Indeed since free marketeers believe in creative destruction one might ask why they didn't welcome an earthquake or two! (Joke) Immediately put Fiona's book on the reading list for my lectures. Next day she appears in the Listener lamenting the effect of the rising sea on her little bay. She's like many intellectuals;as green as she's red,which makes them equivocate politically. But not her. A straightforward Labour lamenter.

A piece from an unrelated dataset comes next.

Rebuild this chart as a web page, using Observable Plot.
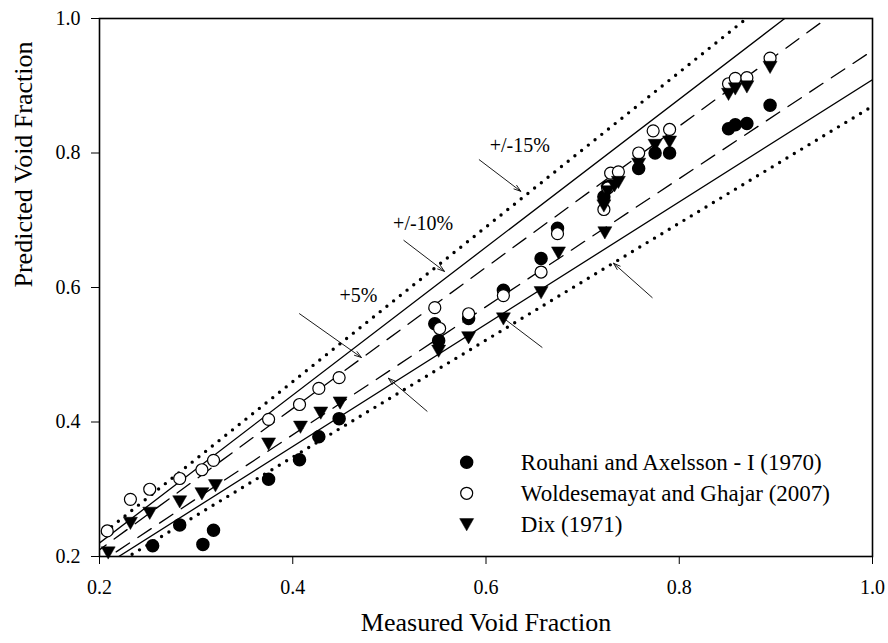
<!DOCTYPE html>
<html>
<head>
<meta charset="utf-8">
<script src="https://cdn.jsdelivr.net/npm/d3@7"></script>
<script src="https://cdn.jsdelivr.net/npm/@observablehq/plot@0.6"></script>
<style>
  html, body { margin: 0; padding: 0; background: #fff; }
  #chart svg { display: block; font-family: "Liberation Serif", "Times New Roman", serif !important; }
  #chart svg text, #chart svg g { font-family: "Liberation Serif", "Times New Roman", serif !important; }
</style>
</head>
<body>
<div id="chart"></div>
<script>
// ---- data ----
const rouhaniX = [0.255,0.283,0.307,0.318,0.375,0.407,0.427,0.448,0.547,0.551,0.582,0.618,0.657,0.674,0.722,0.726,0.758,0.775,0.790,0.851,0.858,0.870,0.894];
const rouhaniY = [0.216,0.247,0.218,0.239,0.315,0.344,0.378,0.405,0.546,0.521,0.554,0.596,0.643,0.688,0.735,0.750,0.777,0.800,0.800,0.836,0.842,0.844,0.871];

const woldX = [0.208,0.232,0.252,0.283,0.306,0.318,0.375,0.407,0.427,0.448,0.547,0.552,0.582,0.618,0.657,0.674,0.722,0.726,0.729,0.737,0.758,0.773,0.790,0.851,0.858,0.870,0.894];
const woldY = [0.238,0.285,0.300,0.316,0.329,0.343,0.404,0.426,0.450,0.466,0.570,0.539,0.561,0.588,0.623,0.680,0.716,0.748,0.770,0.772,0.800,0.833,0.835,0.903,0.911,0.912,0.941];

const dixX = [0.209,0.232,0.252,0.283,0.306,0.320,0.375,0.408,0.429,0.449,0.551,0.582,0.618,0.657,0.675,0.723,0.722,0.726,0.733,0.737,0.758,0.775,0.790,0.851,0.858,0.870,0.894];
const dixY = [0.206,0.250,0.265,0.282,0.294,0.306,0.368,0.393,0.414,0.429,0.506,0.526,0.554,0.593,0.652,0.682,0.722,0.743,0.752,0.757,0.784,0.812,0.817,0.888,0.896,0.899,0.928];

const seriesNames = ["Rouhani and Axelsson - I (1970)", "Woldesemayat and Ghajar (2007)", "Dix (1971)"];

// error band factors (predicted = factor * measured)
const bandFactors = [1.15, 1.10, 1.05, 1/1.05, 1/1.10, 1/1.15];
const bandStyles  = ["dot", "solid", "dash", "dash", "solid", "dot"];
const bandXEnds = [0.15, 1.05];

const axisTicks = [0.2, 0.4, 0.6, 0.8, 1.0];

// annotation labels and arrows (data coordinates)
const annoLabels = ["+/-15%", "+/-10%", "+5%"];
const annoLabelX = [0.635, 0.535, 0.468];
const annoLabelY = [0.811, 0.695, 0.588];
const arrowX1 = [0.593, 0.515, 0.407, 0.539, 0.658, 0.772];
const arrowY1 = [0.790, 0.670, 0.561, 0.416, 0.511, 0.585];
const arrowX2 = [0.636, 0.557, 0.471, 0.499, 0.613, 0.732];
const arrowY2 = [0.743, 0.624, 0.496, 0.465, 0.560, 0.636];

// legend placement (data coordinates)
const legendSymX = 0.580;
const legendTextX = 0.636;
const legendY = [0.340, 0.294, 0.248];

// ---- build tables ----
const zip = (xs, ys) => xs.map((x, i) => ({x, y: ys[i]}));
const rouhani = zip(rouhaniX, rouhaniY);
const wold = zip(woldX, woldY);
const dix = zip(dixX, dixY);

const bandLines = bandFactors.flatMap((f, i) => bandXEnds.map(x => ({x, y: x * f, band: i, style: bandStyles[i]})));
const byStyle = s => bandLines.filter(d => d.style === s);

const annos = annoLabels.map((t, i) => ({t, x: annoLabelX[i], y: annoLabelY[i]}));
const arrows = arrowX1.map((x1, i) => ({x1, y1: arrowY1[i], x2: arrowX2[i], y2: arrowY2[i]}));

const legendRows = seriesNames.map((name, i) => ({name, x: legendSymX, tx: legendTextX, y: legendY[i]}));

const triangleDown = {
  draw(context, size) {
    const r = Math.sqrt(size / Math.PI);
    context.moveTo(-r, -0.8 * r);
    context.lineTo(r, -0.8 * r);
    context.lineTo(0, 0.95 * r);
    context.closePath();
  }
};

const serif = "'Liberation Serif', 'Times New Roman', serif";

const chart = Plot.plot({
  width: 888,
  height: 643,
  marginLeft: 99,
  marginRight: 16,
  marginTop: 18,
  marginBottom: 87,
  style: {fontFamily: serif, color: "black", background: "white"},
  x: {domain: [0.2, 1.0]},
  y: {domain: [0.2, 1.0]},
  marks: [
    Plot.line(byStyle("dot"), {x: "x", y: "y", z: "band", stroke: "black", strokeWidth: 3.4, strokeDasharray: "0,8.6", strokeLinecap: "round", clip: true}),
    Plot.line(byStyle("solid"), {x: "x", y: "y", z: "band", stroke: "black", strokeWidth: 1.3, clip: true}),
    Plot.line(byStyle("dash"), {x: "x", y: "y", z: "band", stroke: "black", strokeWidth: 1.3, strokeDasharray: "16,10", clip: true}),
    Plot.arrow(arrows, {x1: "x1", y1: "y1", x2: "x2", y2: "y2", stroke: "black", strokeWidth: 0.9, headLength: 12, headAngle: 36}),
    Plot.text(annos, {x: "x", y: "y", text: "t", fontSize: 20, fontFamily: serif, fill: "black"}),
    Plot.dot(rouhani, {x: "x", y: "y", r: 6, fill: "black", stroke: "black"}),
    Plot.dot(wold, {x: "x", y: "y", r: 6, fill: "white", stroke: "black", strokeWidth: 1.2}),
    Plot.dot(dix, {x: "x", y: "y", r: 7, symbol: triangleDown, fill: "black", stroke: "black", strokeWidth: 0.5}),
    // legend
    Plot.dot(legendRows.slice(0, 1), {x: "x", y: "y", r: 6, fill: "black", stroke: "black"}),
    Plot.dot(legendRows.slice(1, 2), {x: "x", y: "y", r: 6, fill: "white", stroke: "black", strokeWidth: 1.2}),
    Plot.dot(legendRows.slice(2, 3), {x: "x", y: "y", r: 7, symbol: triangleDown, fill: "black", stroke: "black", strokeWidth: 0.5}),
    Plot.text(legendRows, {x: "tx", y: "y", text: "name", textAnchor: "start", fontSize: 23, fontFamily: serif, fill: "black"}),
    // axes
    Plot.axisX({ticks: axisTicks, tickFormat: d3.format(".1f"), tickSize: 8, tickPadding: 15, fontSize: 20, fontFamily: serif, label: null, stroke: "black"}),
    Plot.axisY({ticks: axisTicks, tickFormat: d3.format(".1f"), tickSize: 8, tickPadding: 11, fontSize: 20, fontFamily: serif, label: null, stroke: "black"}),
    Plot.frame({stroke: "black", strokeWidth: 1.6}),
    Plot.text(["Measured Void Fraction"], {frameAnchor: "bottom", dy: 74, fontSize: 26, fontFamily: serif, fill: "black"}),
    Plot.text(["Predicted Void Fraction"], {frameAnchor: "left", dx: -76, rotate: -90, fontSize: 26, fontFamily: serif, fill: "black"})
  ]
});
document.getElementById("chart").appendChild(chart);
</script>
</body>
</html>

Monday Helen Clark and Peter drop in for lunch on their way to Timaru then Brief visit to the Routeburn track. Helen reinforces my argument that a lot of the flooding in Yorkshire is due to draining the run off from the hills and the grouse moors  into the rivers rather than keeping it in bogs on the moors. She immediately sums it up-towns are flooded so that Grouse shooters don't have to wade through bogs. Evidently a scheme to stop the drain off on the grouse moors was vetoed by a Tory minister who owned a grouse moor himself.That,she says is happening in African countries despite the UNDP's efforts to stop it.

Can't help feeling tense reading and re-reading my lecture notes making fiddling changes in ink to the typescript which are illegible when looked at a second time,cramming in new facts and generally rendering them incomprehensible before delivery. I never got this worried when I was lecturing several times a week on subjects I knew nothing about.